_Excerpt from a dataset_
————————

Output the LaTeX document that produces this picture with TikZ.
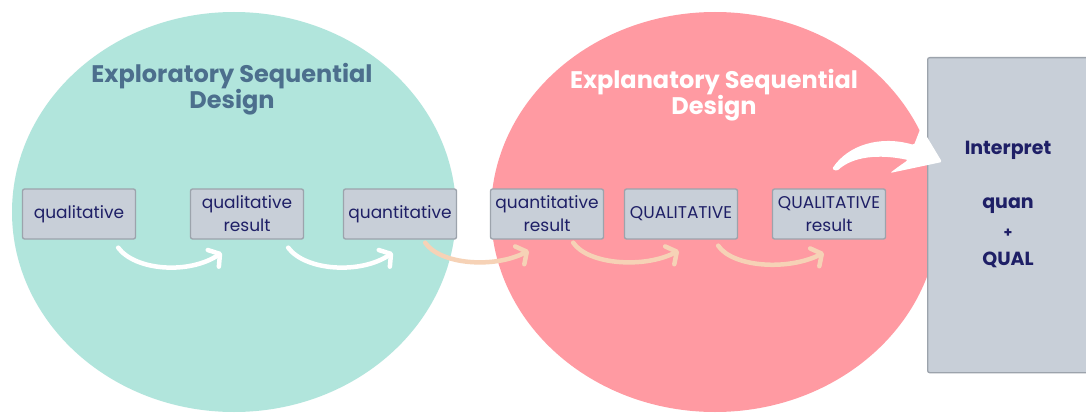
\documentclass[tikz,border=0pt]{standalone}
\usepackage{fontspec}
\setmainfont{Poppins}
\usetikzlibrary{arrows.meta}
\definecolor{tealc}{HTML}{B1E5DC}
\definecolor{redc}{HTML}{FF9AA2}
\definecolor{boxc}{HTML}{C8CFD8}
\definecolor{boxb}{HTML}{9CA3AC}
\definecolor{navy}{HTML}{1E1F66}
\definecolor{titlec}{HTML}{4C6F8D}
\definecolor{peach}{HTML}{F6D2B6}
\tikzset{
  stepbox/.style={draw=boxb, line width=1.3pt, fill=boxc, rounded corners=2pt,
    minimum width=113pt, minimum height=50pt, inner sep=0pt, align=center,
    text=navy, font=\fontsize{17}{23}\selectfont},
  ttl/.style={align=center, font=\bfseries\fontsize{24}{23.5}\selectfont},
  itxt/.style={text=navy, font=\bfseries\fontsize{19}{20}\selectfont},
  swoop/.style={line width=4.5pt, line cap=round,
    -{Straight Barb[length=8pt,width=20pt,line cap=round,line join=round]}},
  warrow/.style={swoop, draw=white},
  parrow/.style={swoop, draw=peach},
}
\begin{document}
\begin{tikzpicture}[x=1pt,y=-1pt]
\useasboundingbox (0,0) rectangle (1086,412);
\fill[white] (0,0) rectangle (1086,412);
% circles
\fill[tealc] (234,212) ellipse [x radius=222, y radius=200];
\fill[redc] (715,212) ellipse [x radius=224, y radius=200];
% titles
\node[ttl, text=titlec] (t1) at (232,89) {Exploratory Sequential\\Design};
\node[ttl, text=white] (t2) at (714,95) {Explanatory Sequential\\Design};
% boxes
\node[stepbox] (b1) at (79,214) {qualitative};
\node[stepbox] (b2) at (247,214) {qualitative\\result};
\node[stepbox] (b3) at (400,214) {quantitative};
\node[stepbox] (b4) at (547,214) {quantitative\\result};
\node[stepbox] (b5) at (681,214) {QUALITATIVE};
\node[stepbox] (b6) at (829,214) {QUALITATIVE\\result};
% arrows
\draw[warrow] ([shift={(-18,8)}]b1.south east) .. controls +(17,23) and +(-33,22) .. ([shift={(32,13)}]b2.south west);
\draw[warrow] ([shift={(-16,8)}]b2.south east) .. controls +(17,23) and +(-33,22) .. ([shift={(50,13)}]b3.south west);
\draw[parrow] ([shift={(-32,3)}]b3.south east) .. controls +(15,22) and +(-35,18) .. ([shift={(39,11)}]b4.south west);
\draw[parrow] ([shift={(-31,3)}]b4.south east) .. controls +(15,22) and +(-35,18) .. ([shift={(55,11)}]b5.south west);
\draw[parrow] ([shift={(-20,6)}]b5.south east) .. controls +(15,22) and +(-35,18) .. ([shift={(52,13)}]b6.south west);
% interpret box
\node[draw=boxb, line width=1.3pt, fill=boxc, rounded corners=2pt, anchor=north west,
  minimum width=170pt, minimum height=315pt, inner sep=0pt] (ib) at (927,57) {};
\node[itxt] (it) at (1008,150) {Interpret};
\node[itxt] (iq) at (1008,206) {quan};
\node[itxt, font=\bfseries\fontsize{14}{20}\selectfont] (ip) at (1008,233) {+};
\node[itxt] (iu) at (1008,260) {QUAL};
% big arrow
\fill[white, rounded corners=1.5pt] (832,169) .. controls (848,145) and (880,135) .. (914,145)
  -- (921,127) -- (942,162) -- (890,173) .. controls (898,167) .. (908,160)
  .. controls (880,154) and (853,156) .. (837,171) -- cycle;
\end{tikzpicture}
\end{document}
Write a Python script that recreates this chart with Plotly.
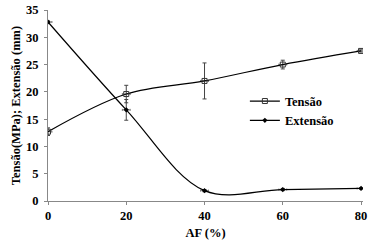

————————

_To be done_
Find "that". Copy every line it occurs in.

_Output for this task_
Output the LaTeX document that produces this picture with TikZ.
Write a Python script that recreates this chart with Plotly.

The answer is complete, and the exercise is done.